Mancano 11 mesi alla fine della mia esperienza e non so esattamente cosa aspettarmi.
Il 2016 è stato un anno fantastico, il 2017 spero lo sia altrettanto.
L’anno alla pari ha fatto scoprire parti di me che non pensavo di avere. Mi sono riscoperta molto più artistica. Ho scoperto quanto rilassante sia creare qualcosa con le tue mani piuttosto che spendere soldi e comprarlo. Ho scoperto quanto sia emozionante sentirsi a casa in un posto che pensavi estraneo. Ho scoperto quanto io sia coraggiosa. Ricostruirsi una vita dall’altro capo dell’oceano non è facile, eppure io ci sono riuscita.
Non dico di aver trovato il mio posto nel mondo, dico di essere così fortunata da aver trovato un altro posto da chiamare casa.
Elena, Madison.
Ciao,
io ho fatto la mia super esperienza come AU PAIR IN AMERICA ormai nel lontano 2011.

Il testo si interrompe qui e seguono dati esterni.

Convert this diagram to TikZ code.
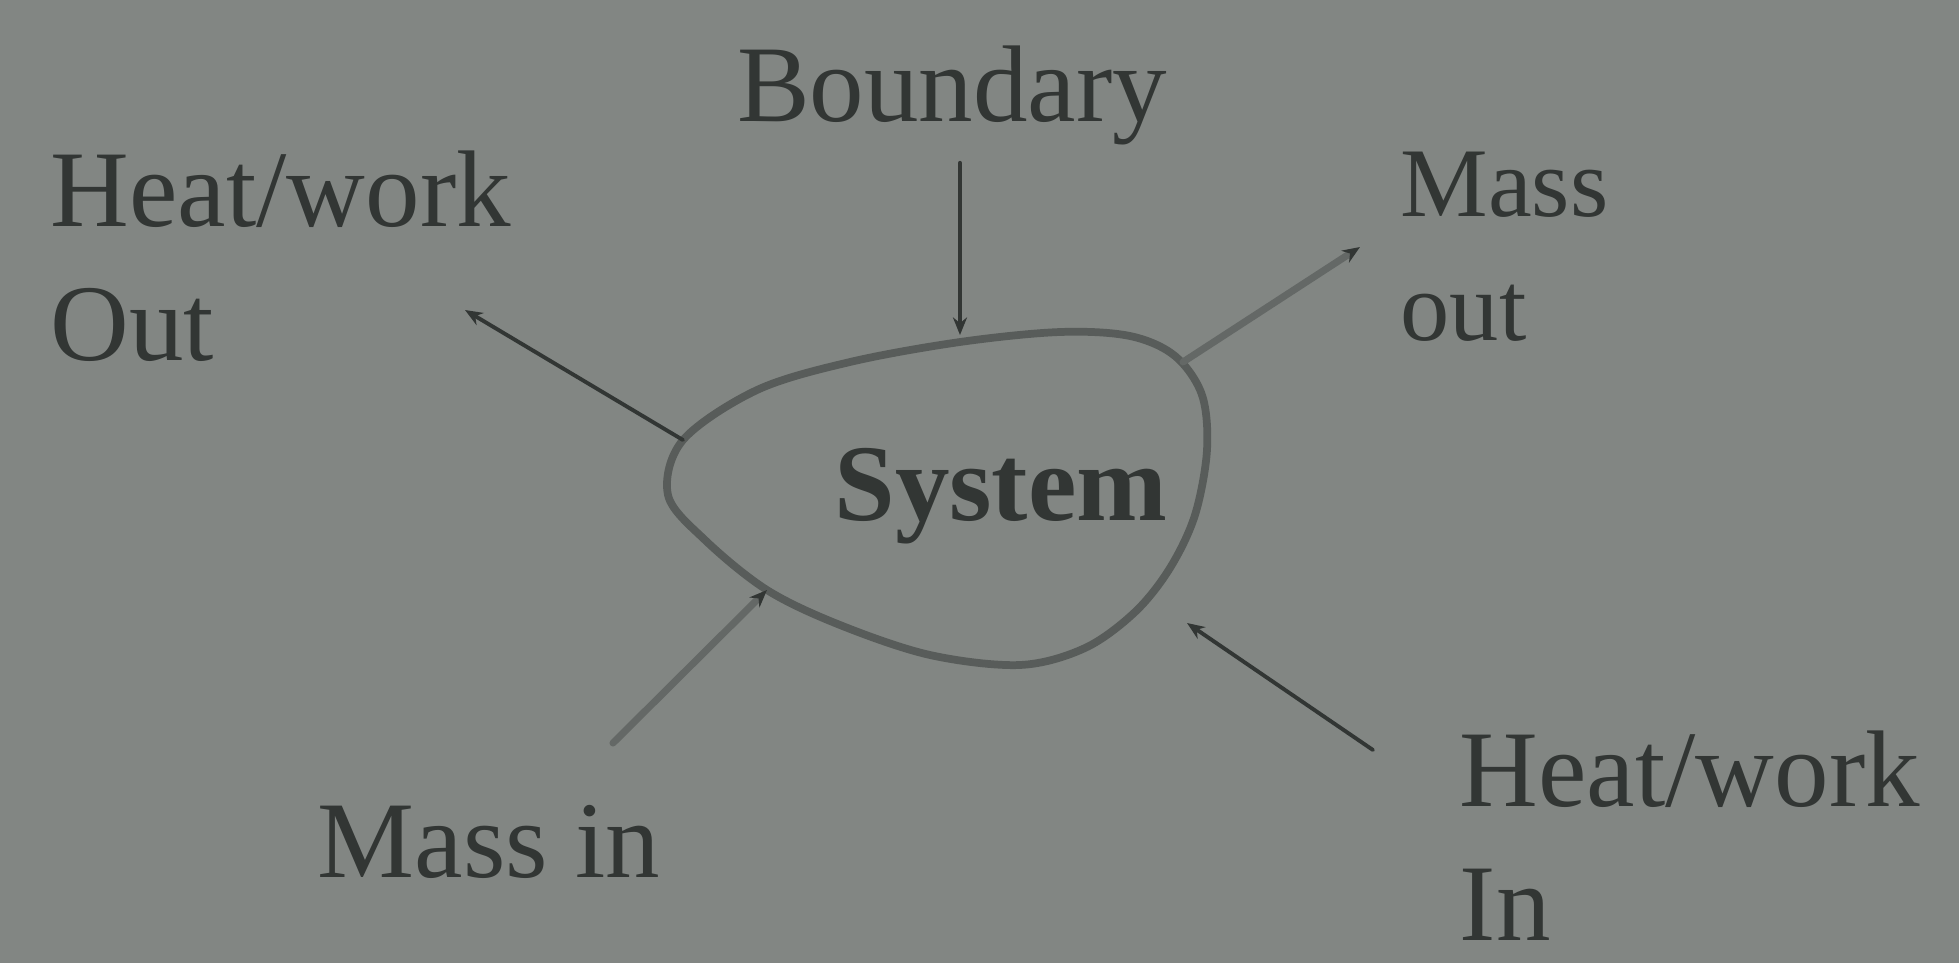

Sono rimasta lì un anno e mezzo, avevo deciso di estendere, perchè per un anno was not enough! 🙂
Ho tanti bei ricordi: la host family tanto carina, i mille viaggi x gli States e non solo, il Canada è a un passo (più o meno, date le distanze immense..lol!) e inoltre si trovano cheap flights per i Caraibi..wow!
Fare amicizia con persone provenienti da tutto il mondo, imparare bene una lingua straniera, conoscere nuovi usi e costumi.
HAI FATTO BENONE!!!!!! Io lo rifarei over and over again!